Не подумал я, когда вместе с другими смеялся над Капиталистом, что лучше бы мне последовать за ним к его могиле, с черным крепом и плерезами! Подобно иному поэту, о Капиталист! ты не был оценен и признан до тех пор, когда умер ты – схоронили тебя и объявили подписку на памятник тебе!
Первый год моего курса был кончен, когда я получил от матушки письмо, до того беспокойное, грустное, и на первый взгляд непонятное, что я только мог заключить, что нас постигло большое несчастье; и упал на колени, чтобы помолиться за тех, кому, по видимому, наиболее угрожало это несчастье, и потом уже к концу прочел раз, два и три, несколько строк несколько вытертых и которые сначала я не мог разобрать. – Слава Богу! воскликнул я, наконец – так это только деньги!
На следующее утро, на империале «Кембриджского Телеграфа» сидел путник, который, вероятно, дал прочим пассажирам высокое понятие о своих познаниях в мертвых языках, ибо он не произнес ни одного склада из живого языка с той минуты, когда поднялся на высоту, и до той, когда опять спустился на землю. «Сон – говорит простодушный Санхо – закрывает человека лучше плаща». Мне стыдно за тебя, мой добрый Санхо!
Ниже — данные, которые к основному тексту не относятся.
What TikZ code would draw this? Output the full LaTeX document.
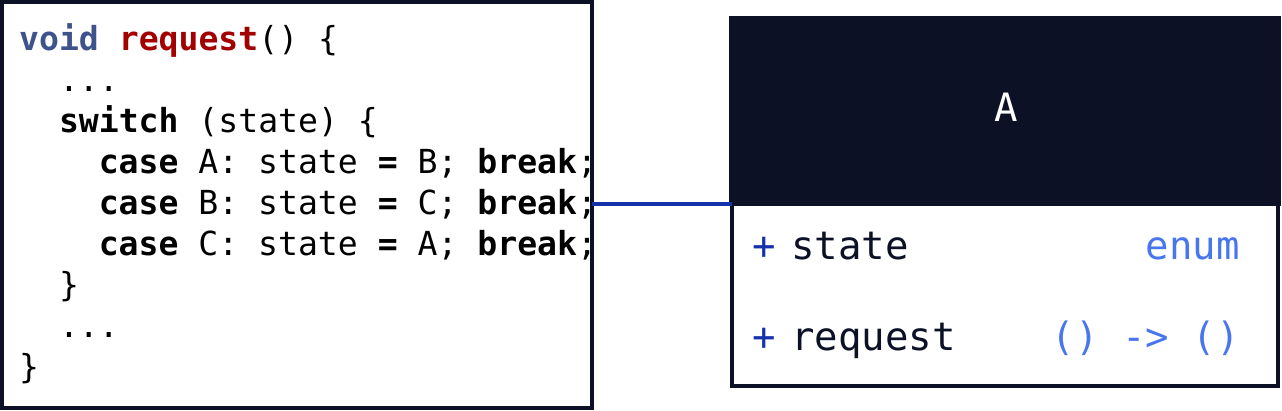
\documentclass[tikz,border=0pt]{standalone}
\usepackage{fontspec}
\setmonofont{DejaVu Sans Mono}
\definecolor{ink}{HTML}{0C1126}
\definecolor{voidc}{RGB}{62,83,140}
\definecolor{fnred}{RGB}{163,0,0}
\definecolor{linkc}{RGB}{20,50,170}
\definecolor{typec}{RGB}{72,118,236}
\tikzset{
  codeline/.style={anchor=base west, inner sep=0pt, font=\ttfamily\fontsize{33.1}{40}\selectfont},
  member/.style={anchor=base west, inner sep=0pt, text=ink, font=\ttfamily\fontsize{39}{46}\selectfont},
  mtype/.style={anchor=base east, inner sep=0pt, text=typec, font=\ttfamily\fontsize{39}{46}\selectfont},
  plus/.style={member, text=linkc},
  box/.style={draw=ink, line width=3.5pt, outer sep=0pt, anchor=north west}
}
\begin{document}
\begin{tikzpicture}[x=1pt,y=-1pt]
\useasboundingbox (0,0) rectangle (1282,410);

% code side
\node[box, minimum width=590pt, minimum height=406pt] (code) at (2,2) {};
\foreach \ind/\ln [count=\i from 0] in {
  0/{\textcolor{voidc}{\textbf{void}} \textcolor{fnred}{\textbf{request}}() \{},
  2/{...},
  2/{\textbf{switch} (state) \{},
  4/{\textbf{case} A: state \textbf{=} B; \textbf{break};},
  4/{\textbf{case} B: state \textbf{=} C; \textbf{break};},
  4/{\textbf{case} C: state \textbf{=} A; \textbf{break};},
  2/{\}},
  2/{...},
  0/{\}}}
  \node[codeline] (l\i) at ({19+19.9*\ind}, {50+41*\i}) {\ln};

% class A
\node[box, fill=ink, minimum width=548pt, minimum height=186pt] (head) at (731,18) {};
\node[anchor=base, inner sep=0pt, text=white, font=\ttfamily\fontsize{39}{46}\selectfont] (title) at (1006,121) {A};
\node[box, line width=4pt, minimum width=546pt, minimum height=182pt] (body) at (732,204) {};

\node[plus] (p1) at (752,259) {+};
\node[member] (state) at (791,259) {state};
\node[mtype] (t1) at (1240,259) {enum};
\node[plus] (p2) at (752,350) {+};
\node[member] (req) at (791,350) {request};
\node[mtype] (t2) at (1240,350) {() -> ()};

\path[draw,linkc,line width=4pt] (code.east |- body.north west) -- (body.north west);
\end{tikzpicture}
\end{document}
Ты – жалкий плагиарий; Тибулл сказал почти тоже самое до тебя:
Te somnus fusco velavit amietu.
Но будто молчание не тот же плащь, что сон? Разве не закрывает оно человека тою же темной и непроницаемой складкой? Молчание – какой мир заключает оно! Сколько дельных предположений, сколько блестящих надежд и темных опасений, какое честолюбие или какое отчаяние! Случалось ли вам, увидав человека, несколько часов сряду сидящего в обществе немым, не почувствовать беспокойного любопытства и желания пробить стену, которую воздвигает он между собою и другими? Не занимает ли он вас гораздо более, нежели красноречивый оратор и остроумный любезник, чьи стрелы тщетно ударяются о мрачную броню молчальника! О безмолвие, брат ночи и Эреба, как, полоса на полосу, тень на тень, мрак на мрак, ты ложишься от ада до неба над твоими избранными приютами, сердцем человека и могилою!